*To do:*
How many of the lines below contain "matplotlib"? Answer with that number alone.

*Source material:*
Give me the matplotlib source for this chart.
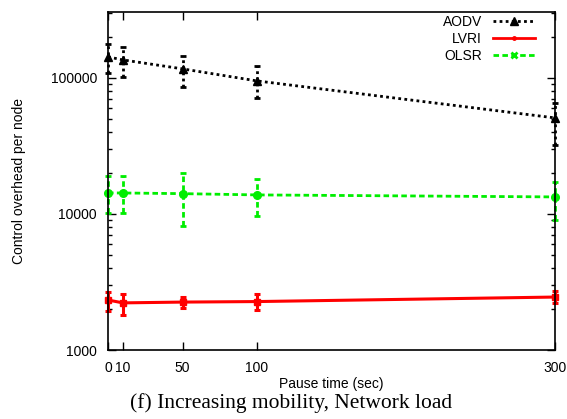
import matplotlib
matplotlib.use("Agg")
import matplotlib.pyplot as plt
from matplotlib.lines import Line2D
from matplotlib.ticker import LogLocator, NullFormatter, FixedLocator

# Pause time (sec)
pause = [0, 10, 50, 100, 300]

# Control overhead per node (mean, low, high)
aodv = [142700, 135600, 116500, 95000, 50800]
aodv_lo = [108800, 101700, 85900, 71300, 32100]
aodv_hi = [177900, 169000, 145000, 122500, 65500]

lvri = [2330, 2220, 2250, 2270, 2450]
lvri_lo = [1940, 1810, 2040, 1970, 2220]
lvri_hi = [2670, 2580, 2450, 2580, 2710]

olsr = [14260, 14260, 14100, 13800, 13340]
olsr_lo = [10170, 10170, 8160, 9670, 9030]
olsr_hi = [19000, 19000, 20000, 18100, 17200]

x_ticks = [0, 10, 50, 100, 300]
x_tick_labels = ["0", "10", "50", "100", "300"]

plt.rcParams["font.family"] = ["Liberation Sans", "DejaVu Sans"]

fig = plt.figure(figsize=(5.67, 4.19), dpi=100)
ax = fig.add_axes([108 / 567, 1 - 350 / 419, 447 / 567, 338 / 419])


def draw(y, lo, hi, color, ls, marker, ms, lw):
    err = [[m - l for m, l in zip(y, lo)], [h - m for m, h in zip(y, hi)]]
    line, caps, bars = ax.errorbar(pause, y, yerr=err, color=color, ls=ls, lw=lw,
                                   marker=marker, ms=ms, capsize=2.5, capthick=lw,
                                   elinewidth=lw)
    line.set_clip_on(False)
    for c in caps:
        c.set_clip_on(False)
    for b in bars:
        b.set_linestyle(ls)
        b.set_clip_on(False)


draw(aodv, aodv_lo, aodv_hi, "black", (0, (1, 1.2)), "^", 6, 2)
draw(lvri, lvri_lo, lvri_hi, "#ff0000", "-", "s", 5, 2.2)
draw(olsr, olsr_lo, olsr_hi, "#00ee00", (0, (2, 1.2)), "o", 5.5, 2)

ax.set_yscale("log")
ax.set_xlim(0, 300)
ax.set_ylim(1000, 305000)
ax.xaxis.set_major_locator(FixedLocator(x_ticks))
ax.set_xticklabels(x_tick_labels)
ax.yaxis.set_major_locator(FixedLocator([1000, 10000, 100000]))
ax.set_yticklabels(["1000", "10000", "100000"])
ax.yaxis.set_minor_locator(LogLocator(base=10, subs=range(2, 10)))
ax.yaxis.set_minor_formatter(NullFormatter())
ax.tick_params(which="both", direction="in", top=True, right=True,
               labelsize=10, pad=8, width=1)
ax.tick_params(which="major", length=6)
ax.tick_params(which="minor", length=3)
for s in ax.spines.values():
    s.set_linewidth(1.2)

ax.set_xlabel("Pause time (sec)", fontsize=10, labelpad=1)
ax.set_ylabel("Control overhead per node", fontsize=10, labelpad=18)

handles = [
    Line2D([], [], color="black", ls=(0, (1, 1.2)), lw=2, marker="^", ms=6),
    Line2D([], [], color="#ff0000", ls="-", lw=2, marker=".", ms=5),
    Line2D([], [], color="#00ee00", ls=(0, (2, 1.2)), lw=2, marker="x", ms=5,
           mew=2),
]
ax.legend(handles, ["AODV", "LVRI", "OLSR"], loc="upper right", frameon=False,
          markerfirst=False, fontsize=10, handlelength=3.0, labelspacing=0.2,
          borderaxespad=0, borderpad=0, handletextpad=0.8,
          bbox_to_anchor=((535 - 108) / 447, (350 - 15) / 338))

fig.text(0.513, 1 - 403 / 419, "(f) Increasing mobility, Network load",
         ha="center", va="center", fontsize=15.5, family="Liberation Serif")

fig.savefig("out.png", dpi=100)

*Result of this task:*
6